Counselling training

What if we were to include dyslexia awareness in all counselling training irrespective of orientation?

Where dyslexic presentations and different ways of processing were understood and valued rather than pathologised. In the 12 years we have been operating, although many establishments make referrals to us, only one training college has asked us to deliver a presentation. The venue was packed. The main criticism seems to be that empathy should be enough. However, many of our hundreds and hundreds of clients report that ‘conventional’ counselling was not helpful as the practitioner did not understand or appreciate the energy it requires to be dyslexic in a predominantly linear world. They came away feeling misunderstood and diminished with past hurts reinforced rather than reduced.

Apart from the human benefit, there is no doubt we need a diverse workforce and support system like this. That will only come with the social structure as a whole having a far more informed understanding of the human cost of dyslexia; understanding the potential for emotional trauma in those early years with a focus on deficit and the far-reaching, intergenerational impact – psychologically, societally, emotionally and financially.

The future and dyslexia

What if we were to develop flexibility early on in our education system to change the shape of the mould and give it more supple edges? A shape that allows for a focus on strengths not just on a deficit. Where a child is raised and educated feeling safe, secure; valued and capable. Where validity is given to their creative thought, a typical problem solving, pattern recognition and empathy, those values can then translate through to adult life where they are built on and consolidated.
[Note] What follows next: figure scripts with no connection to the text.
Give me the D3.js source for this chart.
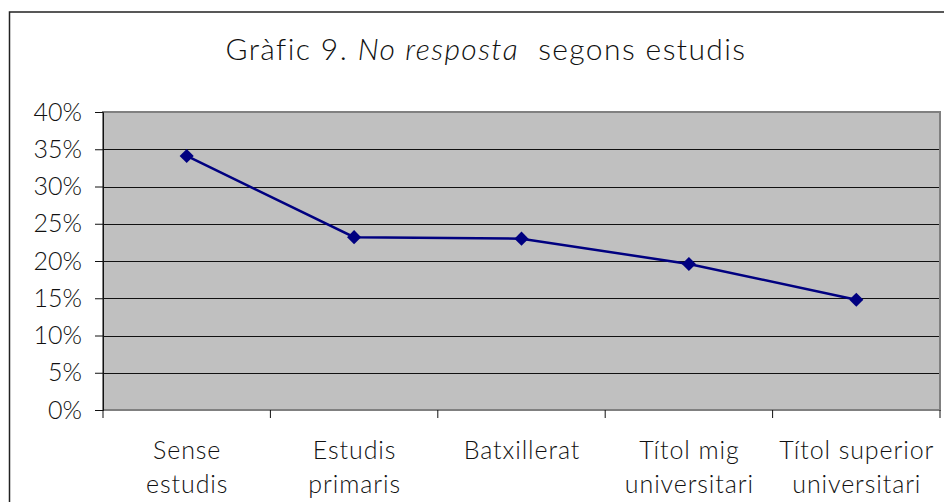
<!DOCTYPE html>
<html><head><meta charset="utf-8">
<script src="https://cdn.jsdelivr.net/npm/d3@7"></script>
<style>body{margin:0;background:#fff;}svg{display:block;font-family:Lato,"Noto Sans",sans-serif;font-weight:300;}</style>
</head><body>
<svg id="c" width="944" height="502"></svg>
<script>
const categories = [["Sense","estudis"],["Estudis","primaris"],["Batxillerat"],["Títol mig","universitari"],["Títol superior","universitari"]];
const values = [0.341, 0.232, 0.230, 0.196, 0.148];
const yTicks = [0,0.05,0.10,0.15,0.20,0.25,0.30,0.35,0.40];

const FONT = "Lato, 'Noto Sans', sans-serif";
const svg = d3.select("#c");
const L=103, R=940, T=112, B=410;
// outer frame
svg.append("rect").attr("x",9.5).attr("y",12).attr("width",960).attr("height",520)
  .attr("fill","none").attr("stroke","#222").attr("stroke-width",1.5);
// title
const title = svg.append("text").attr("x",486).attr("y",60).attr("text-anchor","middle")
  .attr("font-size",30).attr("fill","#111").attr("letter-spacing",1.4).style("white-space","pre");
title.append("tspan").text("Gràfic 9. ");
title.append("tspan").attr("font-style","italic").text("No resposta");
title.append("tspan").text("  segons estudis");

const x = d3.scaleBand().domain(d3.range(values.length)).range([L,R]).paddingInner(0).paddingOuter(0);
const y = d3.scaleLinear().domain([0,0.4]).range([B,T]);

svg.append("rect").attr("x",L).attr("y",T).attr("width",R-L).attr("height",B-T).attr("fill","#c0c0c0");
// gridlines
svg.append("g").selectAll("line").data(yTicks.filter(d=>d>0&&d<0.4)).join("line")
  .attr("x1",L).attr("x2",R).attr("y1",d=>Math.round(y(d))+0.5).attr("y2",d=>Math.round(y(d))+0.5)
  .attr("stroke","#111").attr("stroke-width",1);
// plot border
svg.append("rect").attr("x",L).attr("y",T).attr("width",R-L).attr("height",B-T)
  .attr("fill","none").attr("stroke","#808080").attr("stroke-width",2);

// y axis
const ya = svg.append("g").attr("transform",`translate(${L},0)`)
  .call(d3.axisLeft(y).tickValues(yTicks).tickFormat(d3.format(".0%")).tickSize(8).tickPadding(13));
ya.select(".domain").attr("stroke","#111");
ya.selectAll(".tick line").attr("stroke","#111");
ya.selectAll("text").attr("font-size",25).attr("fill","#111").attr("font-family",FONT).attr("font-weight",300);

// x axis
const xa = svg.append("g").attr("transform",`translate(0,${B})`)
  .call(d3.axisBottom(x).tickSize(0).tickFormat(""));
xa.select(".domain").remove();
xa.selectAll(".tick").remove();
const bounds = d3.range(values.length+1).map(i=> i<values.length ? x(i) : R);
xa.selectAll("line.t").data(bounds).join("line").attr("class","t")
  .attr("x1",d=>d).attr("x2",d=>d).attr("y1",0).attr("y2",8).attr("stroke","#111");
const labels = svg.append("g").selectAll("text").data(categories).join("text")
  .attr("x",(d,i)=>x(i)+x.bandwidth()/2+0.5).attr("y",459).attr("text-anchor","middle")
  .attr("font-size",25).attr("fill","#111").attr("letter-spacing",0.9);
labels.selectAll("tspan").data(d=>d).join("tspan")
  .attr("x",function(){return this.parentNode.getAttribute("x");})
  .attr("dy",(d,i)=>i===0?0:34).text(d=>d);

// line
const cx = i=> x(i)+x.bandwidth()/2;
svg.append("path").datum(values).attr("fill","none").attr("stroke","#000080").attr("stroke-width",2.5)
  .attr("d",d3.line().x((d,i)=>cx(i)).y(d=>y(d)));
svg.append("g").selectAll("path").data(values).join("path")
  .attr("d",d3.symbol(d3.symbolSquare,100))
  .attr("transform",(d,i)=>`translate(${cx(i)},${y(d)}) rotate(45)`)
  .attr("fill","#000080");
</script>
</body></html>
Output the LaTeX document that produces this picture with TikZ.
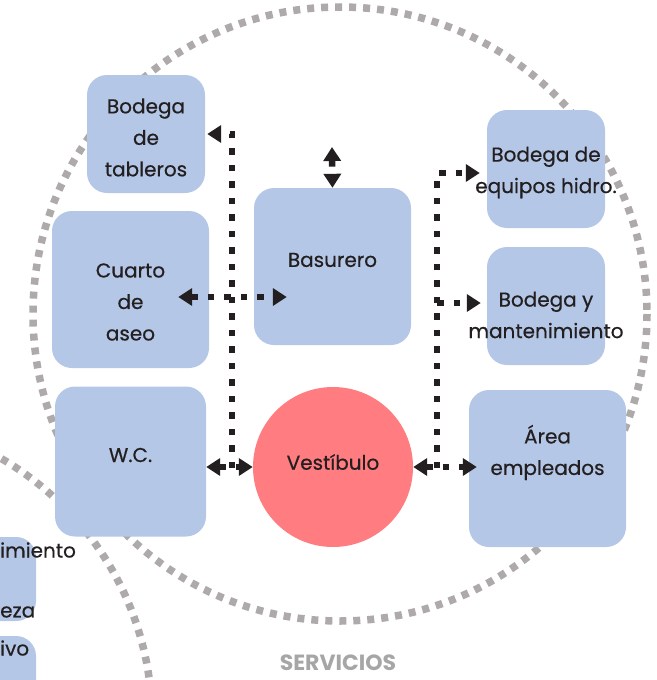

For those who say it’s too costly, look at what it already costs us generally in terms of treating mental illness, unemployment, tribunals, family fragmentation and work days lost for stress and depression.  Dyslexic people make up 1.7% of the population. That’s a sizeable chunk to be wandering around with avoidable trauma symptoms. It’s a sizeable chunk to be impacting positively on our productivity.

A different way of being in the world doesn’t make thinking differently something wrong and in need of correction – or indeed therapy. It makes for innovation and insight. It needs the attitudes towards it to change to see the alternative benefits to the person and ultimately society. We will then be in a healthy, dyslexia aware world – for all.